§ The request
Would you transcribe the whole listing exactly, minus its pictures?

§ Recorded information
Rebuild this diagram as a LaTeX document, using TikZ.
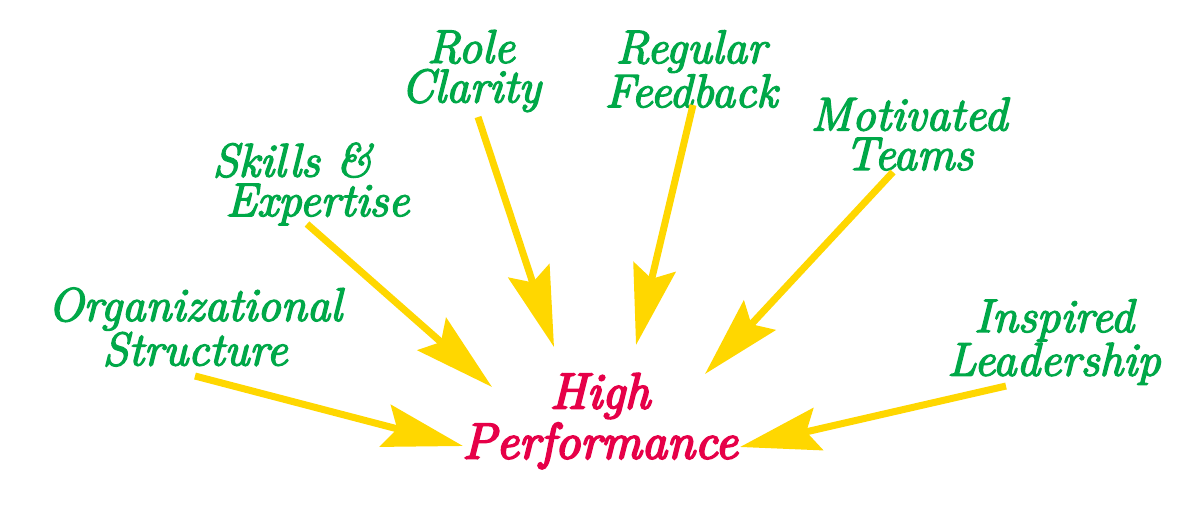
\documentclass[tikz,border=0pt]{standalone}
\usepackage{fontspec}
\newfontfamily\lblit{lmroman12-italic}[Extension=.otf,FakeBold=3.2]
\newfontfamily\hpit{lmroman12-italic}[Extension=.otf,FakeBold=4.2]
\usetikzlibrary{arrows.meta}
\definecolor{lblgreen}{RGB}{0,168,72}
\definecolor{hired}{RGB}{230,0,72}
\definecolor{gold}{RGB}{255,215,0}
\tikzset{
  lbl/.style={text=lblgreen,align=center,font=\lblit\fontsize{26.8}{22.5}\selectfont,inner sep=0pt},
  centre/.style={text=hired,align=center,font=\hpit\fontsize{28.8}{28.5}\selectfont,inner sep=0pt},
  arr/.style={draw=gold,line width=4pt,-{Stealth[length=1.6cm,width=0.86cm,inset=0.24cm,fill=gold]}}
}
\begin{document}
\begin{tikzpicture}[x=0.02cm,y=-0.02cm]
\useasboundingbox (0,0) rectangle (1200,512);
\node[centre] (hp) at (600,421) {High\\Performance};
\node[lbl] (os) at (195,327) {Organizational\\Structure};
\node[lbl,align=left] (se) at (311,184) {Skills \&\\\hspace{0.26cm}Expertise};
\node[lbl] (rc) at (471,71) {Role\\Clarity};
\node[lbl] (rf) at (691,69) {Regular\\Feedback};
\node[lbl] (mt) at (909,134) {Motivated\\Teams};
\node[lbl] (il) at (1054,342) {Inspired\\Leadership};
\coordinate (os1) at (195,376); \coordinate (os2) at (463,446);
\coordinate (se1) at (307,224); \coordinate (se2) at (492,387);
\coordinate (rc1) at (478,117); \coordinate (rc2) at (554,347);
\coordinate (rf1) at (693,105); \coordinate (rf2) at (636,345);
\coordinate (mt1) at (893,172); \coordinate (mt2) at (705,374);
\coordinate (il1) at (1006,386); \coordinate (il2) at (740,447);
\draw[arr] (os1) -- (os2);
\draw[arr] (se1) -- (se2);
\draw[arr] (rc1) -- (rc2);
\draw[arr] (rf1) -- (rf2);
\draw[arr] (mt1) -- (mt2);
\draw[arr] (il1) -- (il2);
\end{tikzpicture}
\end{document}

§ The result
Rebuild this diagram as a LaTeX document, using TikZ.
\documentclass[tikz,border=0pt]{standalone}
\usepackage{fontspec}
\newfontfamily\lblit{lmroman12-italic}[Extension=.otf,FakeBold=3.2]
\newfontfamily\hpit{lmroman12-italic}[Extension=.otf,FakeBold=4.2]
\usetikzlibrary{arrows.meta}
\definecolor{lblgreen}{RGB}{0,168,72}
\definecolor{hired}{RGB}{230,0,72}
\definecolor{gold}{RGB}{255,215,0}
\tikzset{
  lbl/.style={text=lblgreen,align=center,font=\lblit\fontsize{26.8}{22.5}\selectfont,inner sep=0pt},
  centre/.style={text=hired,align=center,font=\hpit\fontsize{28.8}{28.5}\selectfont,inner sep=0pt},
  arr/.style={draw=gold,line width=4pt,-{Stealth[length=1.6cm,width=0.86cm,inset=0.24cm,fill=gold]}}
}
\begin{document}
\begin{tikzpicture}[x=0.02cm,y=-0.02cm]
\useasboundingbox (0,0) rectangle (1200,512);
\node[centre] (hp) at (600,421) {High\\Performance};
\node[lbl] (os) at (195,327) {Organizational\\Structure};
\node[lbl,align=left] (se) at (311,184) {Skills \&\\\hspace{0.26cm}Expertise};
\node[lbl] (rc) at (471,71) {Role\\Clarity};
\node[lbl] (rf) at (691,69) {Regular\\Feedback};
\node[lbl] (mt) at (909,134) {Motivated\\Teams};
\node[lbl] (il) at (1054,342) {Inspired\\Leadership};
\coordinate (os1) at (195,376); \coordinate (os2) at (463,446);
\coordinate (se1) at (307,224); \coordinate (se2) at (492,387);
\coordinate (rc1) at (478,117); \coordinate (rc2) at (554,347);
\coordinate (rf1) at (693,105); \coordinate (rf2) at (636,345);
\coordinate (mt1) at (893,172); \coordinate (mt2) at (705,374);
\coordinate (il1) at (1006,386); \coordinate (il2) at (740,447);
\draw[arr] (os1) -- (os2);
\draw[arr] (se1) -- (se2);
\draw[arr] (rc1) -- (rc2);
\draw[arr] (rf1) -- (rf2);
\draw[arr] (mt1) -- (mt2);
\draw[arr] (il1) -- (il2);
\end{tikzpicture}
\end{document}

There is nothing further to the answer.